A decision whether to accept administrators’ recommendation that nearly 17 full-time teacher positions be eliminated for next school year is scheduled for Tuesday.

The Lake Tahoe Unified School District Board of Education will likely vote on the recommendation since Human Resource Director Beth Delacour must determine who will be laid off or have duties shrunk by March 15, per state law.

“We can always add back,” Delacour said. “We just can’t take away after March 15.”



A preliminary list has eight elementary teachers and one sixth-grade teacher losing their jobs. The remaining cuts deal with class sections, such as social studies, Spanish and journalism at the middle school and English, math, physical education and history at the high school.

Alternative education will also see some staff reductions in long-term independent study, the Transitional Learning Center and Mt. Tallac.




But the biggest blow is at the elementary level which will represent half of the total teacher reductions. Superintendent Jim Tarwater hopes to install all-day kindergarten next year, which, if implemented, would reduce the number of elementary teacher cuts. At a school board meeting last week he said the addition of all-day kindergarten would also help attract students to the district, which has been making staff cuts because of declining enrollment since the 2001-02 school year.

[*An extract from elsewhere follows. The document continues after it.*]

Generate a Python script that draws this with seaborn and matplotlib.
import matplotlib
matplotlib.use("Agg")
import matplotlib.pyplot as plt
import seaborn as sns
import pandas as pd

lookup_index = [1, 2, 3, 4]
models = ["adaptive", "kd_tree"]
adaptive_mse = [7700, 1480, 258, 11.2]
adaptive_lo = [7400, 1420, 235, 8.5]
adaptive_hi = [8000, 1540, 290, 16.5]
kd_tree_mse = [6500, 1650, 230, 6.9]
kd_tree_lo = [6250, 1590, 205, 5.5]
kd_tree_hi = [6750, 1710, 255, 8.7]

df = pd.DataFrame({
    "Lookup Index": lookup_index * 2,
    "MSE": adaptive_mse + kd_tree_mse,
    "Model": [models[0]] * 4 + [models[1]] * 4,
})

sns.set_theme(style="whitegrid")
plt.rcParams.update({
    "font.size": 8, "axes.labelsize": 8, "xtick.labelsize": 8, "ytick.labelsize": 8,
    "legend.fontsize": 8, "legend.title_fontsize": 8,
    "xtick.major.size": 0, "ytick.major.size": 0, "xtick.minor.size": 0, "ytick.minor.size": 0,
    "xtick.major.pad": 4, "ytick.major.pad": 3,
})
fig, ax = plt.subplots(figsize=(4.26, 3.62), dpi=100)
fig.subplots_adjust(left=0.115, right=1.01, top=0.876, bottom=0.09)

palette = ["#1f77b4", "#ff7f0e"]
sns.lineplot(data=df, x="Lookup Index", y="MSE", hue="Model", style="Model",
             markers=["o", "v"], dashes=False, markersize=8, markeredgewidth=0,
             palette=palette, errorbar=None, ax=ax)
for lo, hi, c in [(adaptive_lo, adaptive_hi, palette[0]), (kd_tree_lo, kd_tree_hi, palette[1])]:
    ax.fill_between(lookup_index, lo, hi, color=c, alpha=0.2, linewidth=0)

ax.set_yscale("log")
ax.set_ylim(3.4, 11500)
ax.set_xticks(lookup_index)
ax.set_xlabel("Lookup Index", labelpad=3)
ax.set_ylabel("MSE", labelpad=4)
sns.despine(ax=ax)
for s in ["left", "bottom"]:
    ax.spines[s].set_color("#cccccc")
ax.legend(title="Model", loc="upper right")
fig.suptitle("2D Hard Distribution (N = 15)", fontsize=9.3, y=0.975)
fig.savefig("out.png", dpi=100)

Tarwater previously said he hoped to have a decision by Tuesday on all-day kindergarten, which must be negotiated between the district and South Tahoe Educators Association. Delacour said she wasn’t optimistic about that target.

“At this point it’s not on (Tuesday’s) agenda,” she said.

Carol Murdock, president of the teachers association, believed some teachers will get their jobs back before next school year based on occurrences in the past years.

“(The district is) probably cutting more positions than they really need just to be on the safe side,” Murdock said.

In regards to the proposal of all-day kindergarten, Murdock said: “I think our bargaining team is still considering it” but wouldn’t divulge much else since it’s negotiable items are “something we don’t (discuss) in the public.”

Kindergarten teacher Denise Preston has received two layoff notices in her 7.5 years in the district. Although she does expect to get hired back, she doesn’t want to be part of the staff shakeup that occurs when staff reductions are made. She wants to stay at the Lake Tahoe Environmental Science Magnet School in Meyers.

“I think we all get a little bogged down and a little bit depressed around this time,” she said last week. “We all try to plan for our future but we don’t know what our future brings.”